Dans une analyse qui prétend à la généralité, il serait aberrant de l'ignorer et de ne considérer que le cas particulier des marchandises de grande série, comme les boîtes de petits pois ou les yaourts, que l'on suppose en première approximation identiques et interchangeables. C'est pourtant sur cette base réductrice de prix homogènes que les économistes classiques et néoclassiques ont bâti les théories de la concurrence et des monopoles !…
Un autre paramètre, le travail, illustre le danger d'une observation superficielle. Sous sa forme la plus générale, le travail productif doit être considéré, à l'égal du sommeil ou du jeu, comme une utilisation du temps par l'individu au gré de ses aspirations. L'individu travaille aussi longtemps qu'il le juge propice. Un très grand nombre de personnes agissent ainsi de par le monde. Paysans, artisans, chercheurs, professions libérales, commerçants… travaillent au rythme qui leur convient. Il serait donc réducteur d'assimiler le travail productif au travail salarié tel qu'il est pratiqué chez Renault ou Siemens, avec des horaires imposés et toutes les contraintes d'organisation collective et les rigidités propres à une grande entreprise. Dans mon approche du travail, je ne me limite pas à traiter des relations entre employeurs et salariés selon les conventions de notre époque. J’aborde aussi les aspects économiques, culturels et réglementaires qui encouragent ou au contraire dissuadent un individu de mettre ses compétences au service d'autrui, de s'établir à son compte ou de pousser plus avant sa qualification professionnelle !

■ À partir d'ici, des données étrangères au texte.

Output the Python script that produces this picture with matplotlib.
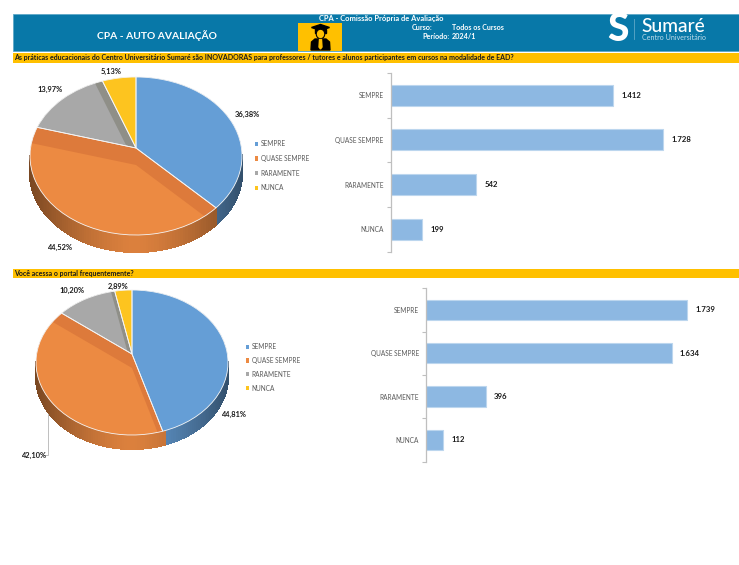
import numpy as np
import matplotlib
matplotlib.use('Agg')
import matplotlib.pyplot as plt
from matplotlib.patches import Ellipse, Rectangle
from matplotlib.colors import to_rgb

plt.rcParams['font.family'] = ['Lato', 'DejaVu Sans']

W, H = 739, 565

categories = ['SEMPRE', 'QUASE SEMPRE', 'RARAMENTE', 'NUNCA']
inovadoras_values = [1412, 1728, 542, 199]
portal_values = [1739, 1634, 396, 112]

question_1 = ('As práticas educacionais do Centro Universitário Sumaré são INOVADORAS '
              'para professores / tutores e alunos participantes em cursos na modalidade de EAD?')
question_2 = 'Você acessa o portal frequentemente?'

top_colors = ['#659ED6', '#EC8A42', '#A8A8A8', '#FDC41F']
wall_colors = ['#659ED6', '#DD7A3B', '#8F8F88', '#FDC41F']
bar_color = '#8DB8E2'
grey_text = '#595959'
header_blue = '#0878A8'
band_yellow = '#FFC000'


def px_axes(fig, x0, y0, x1, y1):
    # caixa em pixels, y a contar de cima
    return fig.add_axes([x0 / W, 1 - y1 / H, (x1 - x0) / W, (y1 - y0) / H])


def move_wedge(wedge, apex, scale=1.0, dy=0.0):
    v = wedge.get_path().vertices
    v[np.hypot(v[:, 0], v[:, 1]) < 0.01, 1] = apex
    v[:, 0] *= scale
    v[:, 1] = apex + (v[:, 1] - apex) * scale + dy


def draw_pie(fig, ov, values, cx, cy, rx, ry, depth, apex_up, labels_xy, legend_xy, spacing):
    ax = px_axes(fig, cx - 1.5 * rx, cy - 1.5 * ry, cx + 1.5 * rx, cy + 1.5 * ry)
    apex = apex_up / ry
    d = depth / ry

    base = ax.pie(values, colors=wall_colors, startangle=90, counterclock=False,
                  wedgeprops={'zorder': 3, 'linewidth': 0})[0]
    light = ax.pie(values, colors=top_colors, startangle=90, counterclock=False,
                   wedgeprops={'zorder': 4, 'linewidth': 0})[0]
    outline = ax.pie(values, colors=['none'] * 4, startangle=90, counterclock=False,
                     wedgeprops={'zorder': 5, 'linewidth': 0.6, 'edgecolor': '#F4F4F4'})[0]

    for b, l, o in zip(base, light, outline):
        move_wedge(b, apex)
        move_wedge(o, apex)
        move_wedge(l, apex, scale=1.6, dy=-d)
        l.set_clip_path(b)
        l.set_clip_on(True)

    # parede da frente, sombreada
    for b, color in zip(base, top_colors):
        angles = np.radians(np.arange(b.theta1, b.theta2 + 1.5, 1.5))
        rgb = np.array(to_rgb(color))
        for a0, a1 in zip(angles[:-1], angles[1:]):
            if np.sin(a0) > 0 and np.sin(a1) > 0:
                continue
            x0, x1 = np.cos(a0), np.cos(a1)
            y0, y1 = np.sin(a0), np.sin(a1)
            shade = 0.93 - 0.42 * abs((x0 + x1) / 2) ** 1.5
            ax.fill([x0, x1, x1, x0], [y0, y1, y1 - d, y0 - d], color=tuple(rgb * shade),
                    linewidth=0.8, antialiased=False, zorder=1)

    ax.set_aspect('auto')
    ax.set_xlim(-1.5, 1.5)
    ax.set_ylim(-1.5, 1.5)

    total = sum(values)
    for v, (x, y) in zip(values, labels_xy):
        txt = f'{100 * v / total:.2f}%'.replace('.', ',')
        ov.text(x, y, txt, fontsize=5.4, fontweight='bold', color='#1a1a1a', ha='center', va='center')

    leg = ax.legend(light, categories, loc='upper left', bbox_to_anchor=legend_xy,
                    bbox_transform=ov.transData, frameon=False, fontsize=4.7,
                    labelcolor=grey_text, handlelength=0.6, handleheight=0.6,
                    handletextpad=0.35, labelspacing=spacing, borderaxespad=0, borderpad=0)
    for h in leg.get_patches():
        h.set_clip_on(False)


def draw_bars(fig, values, x0, y0, x1, y1, xmax):
    ax = px_axes(fig, x0, y0, x1, y1)
    pos = np.arange(len(values))
    ax.barh(pos, values, height=0.47, color=bar_color, edgecolor='#BCD6EE', linewidth=0.8)
    ax.set_xlim(0, xmax)
    ax.set_ylim(3.5, -0.5)
    ax.set_yticks(pos)
    ax.set_yticklabels(categories, fontsize=4.7, color=grey_text)
    ax.set_yticks(np.arange(-0.5, 4), minor=True)
    ax.tick_params(axis='y', which='major', length=0, pad=5)
    ax.tick_params(axis='y', which='minor', length=3, width=0.8, color='#BFBFBF')
    ax.set_xticks([])
    for s in ['top', 'right', 'bottom']:
        ax.spines[s].set_visible(False)
    ax.spines['left'].set_color('#BFBFBF')
    ax.spines['left'].set_linewidth(0.9)
    ax.patch.set_alpha(0)
    for p, v in zip(pos, values):
        ax.annotate(f'{v:,}'.replace(',', '.'), (v, p), xytext=(6, 0), textcoords='offset points',
                    fontsize=5.6, fontweight='bold', color='#1a1a1a', va='center')


def draw_header(ov):
    ov.add_patch(Rectangle((12.5, 13.5), 726.5, 37, facecolor=header_blue, edgecolor='#5FA8C8', linewidth=0.6))
    ov.add_patch(Rectangle((12.5, 52.8), 726.5, 9.8, facecolor=band_yellow, edgecolor='none'))
    ov.add_patch(Rectangle((12.5, 269.2), 726.5, 9, facecolor=band_yellow, edgecolor='none'))

    ov.text(156.5, 35.8, 'CPA - AUTO AVALIAÇÃO', fontsize=7.4, fontweight='bold', color='white',
            ha='center', va='center')
    ov.text(381.5, 18, 'CPA - Comissão Própria de Avaliação', fontsize=5.4, fontweight='bold',
            color='white', ha='center', va='center')
    ov.text(411.8, 27.6, 'Curso:', fontsize=5.2, fontweight='bold', color='white', va='center')
    ov.text(451.7, 27.6, 'Todos os Cursos', fontsize=5.1, fontweight='bold', color='white', va='center')
    ov.text(422.7, 36.8, 'Período:', fontsize=5.2, fontweight='bold', color='white', va='center')
    ov.text(452, 36.8, '2024/1', fontsize=5.2, fontweight='bold', color='white', va='center')

    ov.text(14.5, 57.7, question_1, fontsize=5.07, fontweight='bold', color='#1a1a1a', va='center')
    ov.text(14.5, 273.8, question_2, fontsize=5.07, fontweight='bold', color='#1a1a1a', va='center')

    # icone do formando
    ov.add_patch(Rectangle((298, 22.5), 44, 28, facecolor=band_yellow, edgecolor='none'))
    ov.fill([311.5, 320.5, 329.5, 320.5], [27.5, 24.5, 27.5, 30.5], color='black')
    ov.fill([315, 326, 326, 315], [28.5, 28.5, 33, 33], color='black')
    ov.add_patch(Ellipse((320.5, 34), 8.5, 9.5, facecolor=band_yellow, edgecolor='black', linewidth=0.8))
    ov.fill([311, 311.5, 315, 326, 329.5, 330, 330, 311], [50, 42, 39, 39, 42, 50, 50, 50], color='black')
    ov.fill([319.5, 321.5, 322, 320.5, 319], [39.5, 39.5, 47, 49, 47], color=band_yellow)

    # logo
    ov.text(618, 29.5, 'S', fontsize=28, fontweight='black', color='white', ha='center', va='center')
    ov.plot([634, 634], [19, 39], color='#5FA8C8', linewidth=0.6)
    ov.text(641.5, 32.5, 'Sumaré', fontsize=13.8, color='white', va='baseline', fontweight='medium')
    ov.text(642, 37, 'Centro Universitário', fontsize=5.1, color='#BFDCEA', va='center')


def main():
    fig = plt.figure(figsize=(W / 100, H / 100), dpi=100)
    ov = fig.add_axes([0, 0, 1, 1])
    ov.set_xlim(0, W)
    ov.set_ylim(H, 0)
    ov.axis('off')

    draw_header(ov)

    # fio do rotulo 42,10%
    ov.plot([48, 48, 43], [412, 455, 455], color='#BFBFBF', linewidth=0.7)

    draw_pie(fig, ov, inovadoras_values, 136, 156, 106, 79, 17, 8,
             [(247, 114), (60, 247), (50, 89), (111, 71)], (254.5, 140), 1.2)
    draw_pie(fig, ov, portal_values, 132, 362.5, 96, 72.5, 14, 8.5,
             [(234, 414), (34, 455), (72, 290), (118, 286)], (245.5, 343), 1.05)

    draw_bars(fig, inovadoras_values, 390.5, 73, 700, 251.5, 309.5 / 0.1578)
    draw_bars(fig, portal_values, 426, 288.3, 720, 461.5, 294 / 0.1503)

    fig.savefig('out.png', dpi=100)


if __name__ == "__main__":
    main()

Dans la mesure où cette théorie des besoins se révèle appropriée à l’explication de l’ensemble des phénomènes économiques portés à notre connaissance ; dans la mesure, surtout, où elle supporte sans broncher les tentatives de réfutation ; dans la mesure où elle lève les blocages actuels de la pensée économique et ne présente ni erreur grossière de raisonnement, ni contradiction flagrante avec les faits, elle mérite d’être retenue comme satisfaisante pour l’esprit et utile pour l’action... en attendant qu’elle soit un jour réfutée ou amendée[3].